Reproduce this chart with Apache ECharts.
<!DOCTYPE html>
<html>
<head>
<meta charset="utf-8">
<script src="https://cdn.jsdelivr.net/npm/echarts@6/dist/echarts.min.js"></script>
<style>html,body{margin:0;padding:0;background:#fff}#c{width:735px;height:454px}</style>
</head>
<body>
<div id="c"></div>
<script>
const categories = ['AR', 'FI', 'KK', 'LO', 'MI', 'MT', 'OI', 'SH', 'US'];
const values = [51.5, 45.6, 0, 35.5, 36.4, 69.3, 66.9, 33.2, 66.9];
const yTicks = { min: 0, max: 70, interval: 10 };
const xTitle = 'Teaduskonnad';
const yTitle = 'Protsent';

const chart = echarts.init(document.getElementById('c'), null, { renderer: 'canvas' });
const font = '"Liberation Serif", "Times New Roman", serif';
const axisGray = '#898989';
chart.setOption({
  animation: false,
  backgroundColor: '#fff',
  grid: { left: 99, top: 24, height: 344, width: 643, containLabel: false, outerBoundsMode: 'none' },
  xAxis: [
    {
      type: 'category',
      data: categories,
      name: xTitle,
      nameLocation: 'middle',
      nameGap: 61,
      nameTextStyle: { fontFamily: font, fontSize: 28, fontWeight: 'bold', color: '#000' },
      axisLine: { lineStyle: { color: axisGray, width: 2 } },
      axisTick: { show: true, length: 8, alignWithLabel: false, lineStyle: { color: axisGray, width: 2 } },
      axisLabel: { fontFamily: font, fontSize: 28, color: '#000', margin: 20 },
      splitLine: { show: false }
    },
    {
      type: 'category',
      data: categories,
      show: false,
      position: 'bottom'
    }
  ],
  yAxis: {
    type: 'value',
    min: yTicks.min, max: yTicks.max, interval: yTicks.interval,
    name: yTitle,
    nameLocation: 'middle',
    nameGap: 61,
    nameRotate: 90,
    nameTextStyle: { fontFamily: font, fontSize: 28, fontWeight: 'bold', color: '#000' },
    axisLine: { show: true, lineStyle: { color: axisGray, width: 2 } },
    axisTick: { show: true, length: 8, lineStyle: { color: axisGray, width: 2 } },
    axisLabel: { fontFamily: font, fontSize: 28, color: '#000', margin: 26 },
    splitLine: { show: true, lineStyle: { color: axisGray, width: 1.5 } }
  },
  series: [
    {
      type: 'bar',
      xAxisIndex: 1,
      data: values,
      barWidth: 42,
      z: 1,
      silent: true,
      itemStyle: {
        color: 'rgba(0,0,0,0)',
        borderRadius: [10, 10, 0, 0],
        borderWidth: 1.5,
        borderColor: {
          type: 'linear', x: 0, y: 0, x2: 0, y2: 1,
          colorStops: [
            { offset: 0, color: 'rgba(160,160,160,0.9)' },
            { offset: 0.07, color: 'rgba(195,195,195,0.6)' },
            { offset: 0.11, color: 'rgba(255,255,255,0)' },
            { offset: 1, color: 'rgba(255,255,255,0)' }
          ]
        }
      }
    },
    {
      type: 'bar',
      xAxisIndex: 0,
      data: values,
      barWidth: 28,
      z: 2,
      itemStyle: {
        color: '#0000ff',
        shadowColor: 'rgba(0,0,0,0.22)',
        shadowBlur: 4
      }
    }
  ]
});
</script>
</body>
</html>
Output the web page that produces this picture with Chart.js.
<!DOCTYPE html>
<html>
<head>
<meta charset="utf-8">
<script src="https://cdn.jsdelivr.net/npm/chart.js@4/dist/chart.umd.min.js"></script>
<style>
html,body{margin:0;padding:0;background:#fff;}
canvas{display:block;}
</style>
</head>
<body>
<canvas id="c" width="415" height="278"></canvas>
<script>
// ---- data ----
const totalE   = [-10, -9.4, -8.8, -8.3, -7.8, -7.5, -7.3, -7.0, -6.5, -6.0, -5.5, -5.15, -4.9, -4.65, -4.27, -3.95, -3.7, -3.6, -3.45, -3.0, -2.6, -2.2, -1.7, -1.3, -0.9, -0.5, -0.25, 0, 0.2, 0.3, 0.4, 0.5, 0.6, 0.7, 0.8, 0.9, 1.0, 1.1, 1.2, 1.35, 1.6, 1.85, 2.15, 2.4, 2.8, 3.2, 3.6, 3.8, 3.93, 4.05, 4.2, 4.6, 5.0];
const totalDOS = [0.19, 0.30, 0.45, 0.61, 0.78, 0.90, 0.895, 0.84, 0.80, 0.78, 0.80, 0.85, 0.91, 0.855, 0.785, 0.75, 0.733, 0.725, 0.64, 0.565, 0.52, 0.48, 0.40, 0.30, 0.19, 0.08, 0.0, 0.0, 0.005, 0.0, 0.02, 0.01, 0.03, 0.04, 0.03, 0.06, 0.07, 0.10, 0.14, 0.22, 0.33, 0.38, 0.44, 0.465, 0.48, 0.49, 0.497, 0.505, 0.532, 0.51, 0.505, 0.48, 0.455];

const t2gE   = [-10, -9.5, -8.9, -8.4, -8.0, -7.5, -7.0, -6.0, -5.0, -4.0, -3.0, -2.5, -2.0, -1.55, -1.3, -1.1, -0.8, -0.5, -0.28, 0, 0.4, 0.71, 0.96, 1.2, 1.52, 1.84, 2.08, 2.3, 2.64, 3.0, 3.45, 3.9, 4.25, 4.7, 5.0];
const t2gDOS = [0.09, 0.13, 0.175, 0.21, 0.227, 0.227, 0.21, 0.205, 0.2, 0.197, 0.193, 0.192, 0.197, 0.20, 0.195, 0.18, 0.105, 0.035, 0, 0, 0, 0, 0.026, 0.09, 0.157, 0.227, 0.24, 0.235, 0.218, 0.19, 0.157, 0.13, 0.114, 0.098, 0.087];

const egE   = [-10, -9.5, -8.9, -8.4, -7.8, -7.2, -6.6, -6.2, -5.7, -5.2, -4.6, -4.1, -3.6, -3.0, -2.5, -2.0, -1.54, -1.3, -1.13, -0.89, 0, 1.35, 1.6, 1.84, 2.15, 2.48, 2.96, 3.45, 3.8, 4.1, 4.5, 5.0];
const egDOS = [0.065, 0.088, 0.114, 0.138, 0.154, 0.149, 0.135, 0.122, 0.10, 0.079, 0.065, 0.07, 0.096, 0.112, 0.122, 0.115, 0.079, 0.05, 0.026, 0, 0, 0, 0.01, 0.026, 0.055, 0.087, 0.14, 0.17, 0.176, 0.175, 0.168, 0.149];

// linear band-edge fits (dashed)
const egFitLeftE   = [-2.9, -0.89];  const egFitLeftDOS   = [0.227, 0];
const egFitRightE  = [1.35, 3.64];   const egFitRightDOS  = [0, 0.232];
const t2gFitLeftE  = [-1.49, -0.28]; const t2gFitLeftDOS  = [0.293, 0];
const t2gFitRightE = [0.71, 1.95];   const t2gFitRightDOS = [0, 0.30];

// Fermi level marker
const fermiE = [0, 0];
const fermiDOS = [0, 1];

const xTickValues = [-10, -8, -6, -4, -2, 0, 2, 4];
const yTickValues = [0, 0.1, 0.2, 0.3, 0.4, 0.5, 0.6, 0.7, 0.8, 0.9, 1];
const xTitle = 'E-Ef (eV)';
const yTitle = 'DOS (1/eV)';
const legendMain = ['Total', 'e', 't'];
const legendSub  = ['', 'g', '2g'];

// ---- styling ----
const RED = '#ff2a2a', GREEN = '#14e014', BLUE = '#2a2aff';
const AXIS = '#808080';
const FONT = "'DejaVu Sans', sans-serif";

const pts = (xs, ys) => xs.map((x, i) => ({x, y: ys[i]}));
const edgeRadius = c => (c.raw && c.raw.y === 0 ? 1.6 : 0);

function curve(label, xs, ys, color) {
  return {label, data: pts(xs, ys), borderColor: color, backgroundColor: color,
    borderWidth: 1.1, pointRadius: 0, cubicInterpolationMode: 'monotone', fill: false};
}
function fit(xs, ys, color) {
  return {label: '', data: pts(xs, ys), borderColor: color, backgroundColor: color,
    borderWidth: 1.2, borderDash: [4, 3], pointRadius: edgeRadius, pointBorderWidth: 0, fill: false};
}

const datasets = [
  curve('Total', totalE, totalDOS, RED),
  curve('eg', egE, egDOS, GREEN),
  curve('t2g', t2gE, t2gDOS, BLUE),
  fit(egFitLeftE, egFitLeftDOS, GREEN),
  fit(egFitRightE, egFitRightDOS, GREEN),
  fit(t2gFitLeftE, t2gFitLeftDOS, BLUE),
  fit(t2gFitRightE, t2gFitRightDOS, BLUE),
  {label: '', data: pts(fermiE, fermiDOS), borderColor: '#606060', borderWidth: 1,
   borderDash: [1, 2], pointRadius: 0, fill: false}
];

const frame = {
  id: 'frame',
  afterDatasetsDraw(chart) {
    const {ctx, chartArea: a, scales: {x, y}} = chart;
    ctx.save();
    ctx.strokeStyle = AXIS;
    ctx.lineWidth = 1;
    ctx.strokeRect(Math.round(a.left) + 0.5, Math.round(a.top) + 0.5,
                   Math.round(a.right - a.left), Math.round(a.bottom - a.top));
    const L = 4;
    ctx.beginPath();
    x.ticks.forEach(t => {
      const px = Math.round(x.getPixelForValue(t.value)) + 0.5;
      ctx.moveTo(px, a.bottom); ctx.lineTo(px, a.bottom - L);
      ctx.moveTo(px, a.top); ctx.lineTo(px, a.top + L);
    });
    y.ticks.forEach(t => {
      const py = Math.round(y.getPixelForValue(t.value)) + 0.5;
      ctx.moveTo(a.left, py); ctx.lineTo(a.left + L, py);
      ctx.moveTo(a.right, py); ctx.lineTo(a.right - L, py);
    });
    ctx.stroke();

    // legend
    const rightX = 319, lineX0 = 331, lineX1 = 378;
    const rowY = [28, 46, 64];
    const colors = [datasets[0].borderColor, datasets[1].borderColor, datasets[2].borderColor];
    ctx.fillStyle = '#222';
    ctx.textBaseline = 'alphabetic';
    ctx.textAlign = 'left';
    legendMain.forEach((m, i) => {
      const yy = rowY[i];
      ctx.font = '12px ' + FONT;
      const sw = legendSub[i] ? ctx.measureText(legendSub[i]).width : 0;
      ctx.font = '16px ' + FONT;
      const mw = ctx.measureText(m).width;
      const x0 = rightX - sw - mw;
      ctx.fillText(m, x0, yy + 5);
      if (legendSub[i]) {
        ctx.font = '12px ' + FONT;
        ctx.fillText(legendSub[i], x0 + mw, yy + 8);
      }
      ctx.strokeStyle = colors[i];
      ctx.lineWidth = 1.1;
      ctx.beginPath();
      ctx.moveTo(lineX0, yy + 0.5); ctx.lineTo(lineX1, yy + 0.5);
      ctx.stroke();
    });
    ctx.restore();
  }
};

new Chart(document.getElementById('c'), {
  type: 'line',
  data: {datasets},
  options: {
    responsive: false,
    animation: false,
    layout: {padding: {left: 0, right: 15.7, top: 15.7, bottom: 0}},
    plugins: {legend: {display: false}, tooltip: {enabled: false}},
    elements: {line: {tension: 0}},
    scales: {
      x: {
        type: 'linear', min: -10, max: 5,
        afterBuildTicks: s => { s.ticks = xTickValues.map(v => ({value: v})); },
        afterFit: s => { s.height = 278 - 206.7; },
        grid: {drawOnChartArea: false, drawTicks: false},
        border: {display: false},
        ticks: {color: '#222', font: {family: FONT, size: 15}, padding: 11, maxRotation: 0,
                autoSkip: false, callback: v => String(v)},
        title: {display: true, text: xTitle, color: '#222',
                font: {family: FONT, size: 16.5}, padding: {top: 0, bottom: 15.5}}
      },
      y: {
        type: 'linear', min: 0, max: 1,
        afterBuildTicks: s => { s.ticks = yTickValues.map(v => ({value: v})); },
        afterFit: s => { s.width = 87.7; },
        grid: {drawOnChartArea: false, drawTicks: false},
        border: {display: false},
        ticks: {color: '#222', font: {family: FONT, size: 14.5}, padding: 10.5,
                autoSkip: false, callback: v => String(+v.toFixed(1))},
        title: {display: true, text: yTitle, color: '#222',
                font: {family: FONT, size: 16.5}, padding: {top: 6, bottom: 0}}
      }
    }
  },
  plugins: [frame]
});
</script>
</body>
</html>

--------------------

▸ Task description
Repeat the lines from the first one in the records through the line containing "const yTitle = 'Protsent';", exactly as written, and nothing else.

▸ Correct answer
Reproduce this chart with Apache ECharts.
<!DOCTYPE html>
<html>
<head>
<meta charset="utf-8">
<script src="https://cdn.jsdelivr.net/npm/echarts@6/dist/echarts.min.js"></script>
<style>html,body{margin:0;padding:0;background:#fff}#c{width:735px;height:454px}</style>
</head>
<body>
<div id="c"></div>
<script>
const categories = ['AR', 'FI', 'KK', 'LO', 'MI', 'MT', 'OI', 'SH', 'US'];
const values = [51.5, 45.6, 0, 35.5, 36.4, 69.3, 66.9, 33.2, 66.9];
const yTicks = { min: 0, max: 70, interval: 10 };
const xTitle = 'Teaduskonnad';
const yTitle = 'Protsent';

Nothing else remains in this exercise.